1) Does it normally pay off just leaving it to it? If Mathematica is still
running does it mean that it is doing meaningful transformations and
calculations?
2) I would like to understand the structure of some of the intermediate
results ("Thetaintegrant" in particular) to see if Mathematica might need
a little help (see my earlier post and the kludge below). Is there any
good way to do that? Using TreeForm, for example if I could just look at
the upper most levels of the expression tree?
3) My problem seems to have a lot of structure so I am hopeful that
something can be done to help Mathematica a little.
Oh, and a easy one... :-)
4) How do I use $Assumptions to tell Mathematica that A is real etc.
globally?
-----
(* This is actually a spherical Bessel-function *)
j[k_, n_] = ((-I)^n*Sqrt[2*Pi]*BesselJ[1/2 + n, k])/Sqrt[k]

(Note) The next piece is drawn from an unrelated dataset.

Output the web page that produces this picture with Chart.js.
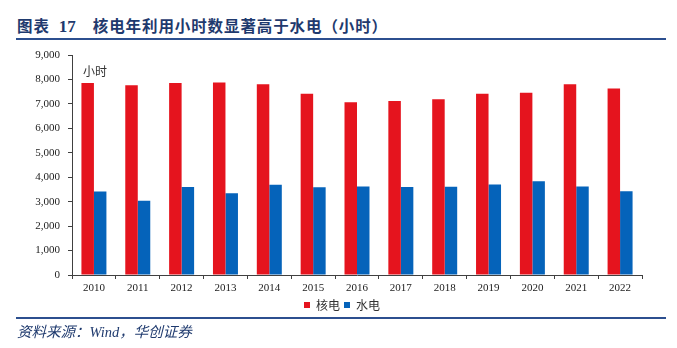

(* A, B, C are to substituted by sines and cosines to make up polar
coordinates *)
StorMatrix = {{B^2+C^2, A B, A C},
{B A, A^2+C^2, B C},
{C A, C B, A^2+B^2}};
(* My integrant in the case (0, 0) *)
Integrant = Simplify[StorMatrix j[k A, n] j[k B, m] j[k a, 0] Exp[I k (A
x + B y + C z)]/.{n->0, m->0},
Assumptions -> {A \[Element] Reals, B \[Element] Reals,
C \[Element] Reals, a > 0,
x \[Element] Reals, y \[Element] Reals,
z \[Element] Reals}];
(* Mathematica refuses to do the definite integral but happily does the
indefinite one *)
KIntegral = Integrate[Integrant, k,
Assumptions -> {A \[Element] Reals, B \[Element] Reals,
C \[Element] Reals, a > 0,
x \[Element] Reals, y \[Element] Reals,
z \[Element] Reals}];
(* I calculate the lower limit, no problems here *)
Klowlimit = Limit[KIntegral, k -> 0,
Assumptions -> {A \[Element] Reals, B \[Element] Reals,
C \[Element] Reals, a > 0,
x \[Element] Reals, y \[Element] Reals,
z \[Element] Reals}]//Simplify;
(* Upper limit, with ComplexExpand and cheating. True? *)
KinfIntegral = ComplexExpand[KIntegral] /.
{ExpIntegralEi[ I A_ k] -> Sign[ I A] Pi,
ExpIntegralEi[-I A_ k] -> Sign[-I A] Pi};
Kinflimit = Limit[KinfIntegral, k -> \[Infinity],
Assumptions -> {A \[Element] Reals, B \[Element] Reals,
C \[Element] Reals, a > 0,
x \[Element] Reals, y \[Element] Reals,
z \[Element] Reals}];
Thetaintegrant = (Kinflimit-Klowlimit)/.{A->Sqrt[1-w^2] P, B->Sqrt[1-w^2]
Q, C-> w};
(* Warning: Mathematica 5.1 gets stuck on this integral : *)
Thetaintegral =
Integrate[Thetaintegrant, {w, -1, 1},
Assumptions -> {P >= -1, P <= 1, Q >= -1, Q <= 1, a > 0}]